ヤマトグループは、業務システム基盤の統合に向けてプライベートクラウド・サービスを採用することを決めた。どんな効果を見込んでいるのか。CIOと、実際のシステム構築・運用を担うヤマトシステム開発の担当者にその狙いやロードマップを聞く。 聞き手は本誌編集長・田口 潤 Photo:陶山 勉

- 小佐野 豪績 氏
- ヤマトホールディングス 執行役員(事業戦略・IT戦略担当)
- 1988年4月、ヤマト運輸に入社。宅配サービスの現場業務やシステム業務に従事し、2003年6月に情報システム課長に就任。その後、関連会社であるヤマトリースやボックスチャーター社長を歴任。
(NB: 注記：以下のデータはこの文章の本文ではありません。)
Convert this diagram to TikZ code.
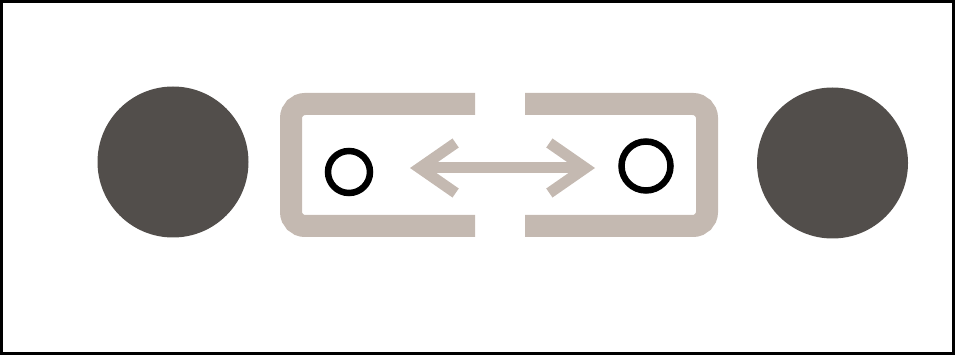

2010年4月から、ヤマトホールディングス執行役員を務めている

- 宇田川 昭彦 氏
- ヤマトシステム開発 執行役員 システム本部長
- 1982年にヤマトシステム開発入社。IDC構築や2000年対応などを経験し、2007年にシステム本部に着任した。ICTインフラの設計・構築・運用管理およびIDCの責任者を務め、2009年4月から現職。業務効率化の手段としてのICTを推進している

- 松城 彰宏 氏
- ヤマトシステム開発 システム本部 運用技術グループマネージャー
- 1994年にヤマトシステム開発入社。入社時よりシステム本部に所属し、社内やヤマトグループ、一般顧客向けのネットワーク全般を担当。2003年より業務エリアをUNIXサーバーまで広げ、ICTインフラの設計・構築・運用管理を担当している
─ ヤマトシステム開発(YSD)は、グループ各社がこれまで個別に構築してきた業務システムを、プライベートクラウド上で統合する取り組みに着手したそうですね。
宇田川:はい。運用品質やデータセンターのスペース効率を向上させることが狙いです。
小佐野:CIOである私の立場からは、グループ全体のITガバナンスを強化できるというメリットも見込めます。2010年6月にこの話を聞いたとき、「これだ!」と思いました。ガバナンス強化は、4月にホールディングスのIT戦略担当立場に就任して以来の懸案でしたから。
─ すると、ホールディングスとしても、この取り組みを全面的に支援している?
小佐野:その通りです。
─ 分かりました。では、プロジェクト開始に至ったそもそもの背景から教えてください。
宇田川:順を追って説明しますと、当社は2007年の初めに、サーバーの物理統合に着手しました。ところが始めてみてその限界に気づいた。大小のシステムのサーバーを、ブレードサーバーにすべて統合しようとするのは無理があったんです。小さいシステムを統合してもコスト効果があまり出ない。
─ 小さいシステムにブレード1枚を割り当てると、CPUパワーが遊んでしまって逆にコスト高になる?
宇田川:そういうことです。現在、データセンターで稼働中のサーバーは約600台ですが、統合済みのシステムは、その一部にとどまっています。
─ なぜ、サーバーを仮想化しなかったんですか。
松城:もちろんVMwareやHyperV、Xenといった仮想化ソフトを検証したり、開発環境や一部のアプリケーションに使ったりはしていました。しかし業務システムには適用できなかった。
宇田川:大手ベンダーが、どのソフトを担ぐのかが分からなかったのが理由です。
松城:当時は仮想化ソフトの内部の仕組みが分からず、システムの安定運用を最重視する当社にとっては手を出しにくかったんです。ベンダーがどこまで保証するかを見極めておく必要がありました。
─ 稼働後、もしトラブルが起きたときに「そこは自社製品ではないから、すぐには復旧できません」と言われてはお手上げですからね。
松城:ええ。それに、クラウド環境向けの運用管理ツールがなかなか出てこなかったという事情もありました。